Imagine designating a sober driver and being charged with a DUI anyway after your car gets into a crash. That's what happened to a Pennsylvania man after he refused to submit to a blood-alcohol test. That refusal also led to his driver's license suspension and the loss of his job.

The man knew he would be drinking at a party, so his girlfriend agreed to be his designated driver. On their way home, his car was hit head-on by a driver going the wrong way. In the confusing aftermath, a state police became convinced that it was the man who had been driving, and asked him to take a blood-alcohol test. But he refused, and days later, he discovered the state Department of Transportation had suspended not only his driver's license, but his commercial trucking license. State law mandates an automatic license suspension for a driver who refuses to take the test if a police officer has grounds to demand one.

The man made two unsuccessful appeals, though one judge disagreed with the Commonwealth Court's decision, saying that the purpose of DUI laws is to prevent drunk people from driving, not to punish passengers for refusing a blood-alcohol test. The man could still appeal to the state Supreme Court, but it's not likely to take his case because it lacks a constitutional issue that would change state law.

Although the DUI charge against the man was dismissed at a preliminary hearing, the license suspension issue hinges on whether the state trooper had "reasonable grounds" to suspect the man was driving under the influence.

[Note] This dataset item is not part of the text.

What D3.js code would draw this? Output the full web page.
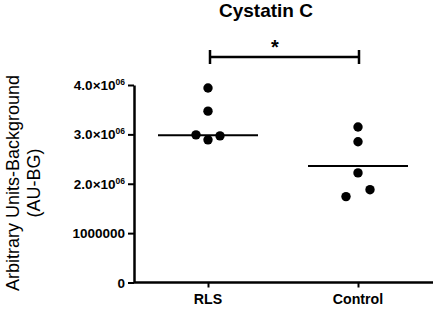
<!DOCTYPE html>
<html>
<head>
<meta charset="utf-8">
<script src="https://cdn.jsdelivr.net/npm/d3@7"></script>
<style>
  body { margin: 0; background: #fff; }
  text { font-family: "Liberation Sans", Arial, sans-serif; }
</style>
</head>
<body>
<div id="chart"></div>
<script>
// values
const groups = ["RLS", "Control"];
const rlsValues = [3.94e6, 3.47e6, 2.99e6, 2.89e6, 2.97e6];
const rlsOffsets = [0, 0, -1, 0, 1];
const controlValues = [3.15e6, 2.85e6, 2.22e6, 1.88e6, 1.74e6];
const controlOffsets = [0, 0, 0, 1, -1];
const centerLines = [2.98e6, 2.36e6];
const yTicks = [0, 1e6, 2e6, 3e6, 4e6];

const width = 437, height = 309;
const margin = { top: 85, right: 4, bottom: 26, left: 134 };

const svg = d3.select("#chart").append("svg")
    .attr("width", width)
    .attr("height", height);

const x = d3.scalePoint()
    .domain(groups)
    .range([208, 358]);

const y = d3.scaleLinear()
    .domain([0, 4e6])
    .range([height - margin.bottom - 0.5, margin.top]);

// y axis
const yAxis = svg.append("g")
    .attr("transform", `translate(${margin.left},0)`)
    .call(d3.axisLeft(y).tickValues(yTicks).tickSize(6).tickSizeOuter(0).tickFormat(""));
yAxis.select(".domain").attr("stroke-width", 2.5);
yAxis.selectAll(".tick line").attr("stroke-width", 2);

const yLab = svg.append("g").selectAll("text")
    .data(yTicks)
    .join("text")
    .attr("x", margin.left - 9)
    .attr("y", d => y(d) + 5)
    .attr("text-anchor", "end")
    .attr("font-size", 13.5)
    .attr("font-weight", "bold");
yLab.each(function(d) {
    const t = d3.select(this);
    if (d === 0) t.text("0");
    else if (d === 1e6) t.text("1000000");
    else {
        t.append("tspan").text((d / 1e6).toFixed(1) + "\u00d710");
        t.append("tspan").attr("font-size", 8.5).attr("dy", -5).text("06");
    }
});

// x axis
const xAxis = svg.append("g")
    .attr("transform", `translate(0,${y(0)})`)
    .call(d3.axisBottom(x).tickSize(5).tickSizeOuter(0).tickFormat(""));
xAxis.select(".domain").attr("d", `M${margin.left},0H${width - margin.right}`).attr("stroke-width", 2.5);
xAxis.selectAll(".tick line").attr("stroke-width", 2);

svg.append("g").selectAll("text")
    .data(groups)
    .join("text")
    .attr("x", d => x(d))
    .attr("y", 304)
    .attr("text-anchor", "middle")
    .attr("font-size", 14.2)
    .attr("font-weight", "bold")
    .text(d => d);

// center lines
svg.append("g").selectAll("line")
    .data(groups)
    .join("line")
    .attr("x1", d => x(d) - 50)
    .attr("x2", d => x(d) + 50)
    .attr("y1", (d, i) => y(centerLines[i]))
    .attr("y2", (d, i) => y(centerLines[i]))
    .attr("stroke", "#000")
    .attr("stroke-width", 2);

// points
const pts = [];
rlsValues.forEach((v, i) => pts.push({ g: "RLS", v: v, o: rlsOffsets[i] }));
controlValues.forEach((v, i) => pts.push({ g: "Control", v: v, o: controlOffsets[i] }));

svg.append("g").selectAll("circle")
    .data(pts)
    .join("circle")
    .attr("cx", d => x(d.g) + d.o * 12)
    .attr("cy", d => y(d.v))
    .attr("r", 4.7)
    .attr("fill", "#000");

// significance bar
const sig = svg.append("g").attr("stroke", "#000").attr("stroke-width", 2.5);
sig.append("line").attr("x1", x("RLS") + 2).attr("x2", x("Control") + 1).attr("y1", 57).attr("y2", 57);
sig.append("line").attr("x1", x("RLS") + 2).attr("x2", x("RLS") + 2).attr("y1", 50).attr("y2", 64);
sig.append("line").attr("x1", x("Control") + 1).attr("x2", x("Control") + 1).attr("y1", 50).attr("y2", 64);
svg.append("text")
    .attr("x", 275)
    .attr("y", 54)
    .attr("text-anchor", "middle")
    .attr("font-size", 20)
    .attr("font-weight", "bold")
    .text("*");

// title
svg.append("text")
    .attr("x", 266)
    .attr("y", 17)
    .attr("text-anchor", "middle")
    .attr("font-size", 19)
    .attr("font-weight", "bold")
    .text("Cystatin C");

// y axis title
const yt = svg.append("text")
    .attr("transform", "translate(19,183) rotate(-90)")
    .attr("text-anchor", "middle")
    .attr("font-size", 18);
yt.append("tspan").attr("x", 0).attr("y", 0).text("Arbitrary Units-Background");
yt.append("tspan").attr("x", 0).attr("y", 21).text("(AU-BG)");
</script>
</body>
</html>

The trooper has said that the man smelled of alcohol, the car was his, and he had a bloody face that seemed to correspond with blood on the driver's side air bag. But the man contends no testing was done to determine whose blood it was, and his attorney says evidence that could have shown his client wasn't driving was "completely ignored."

The judges who dismissed the man's appeals agreed the trooper had grounds to demand the test. But submitting to it likely wouldn't have produced a better outcome for the man. It's unfortunate that in this case, the man was forced to make a choice that would hurt him either way on a night when he was just trying to do the right thing.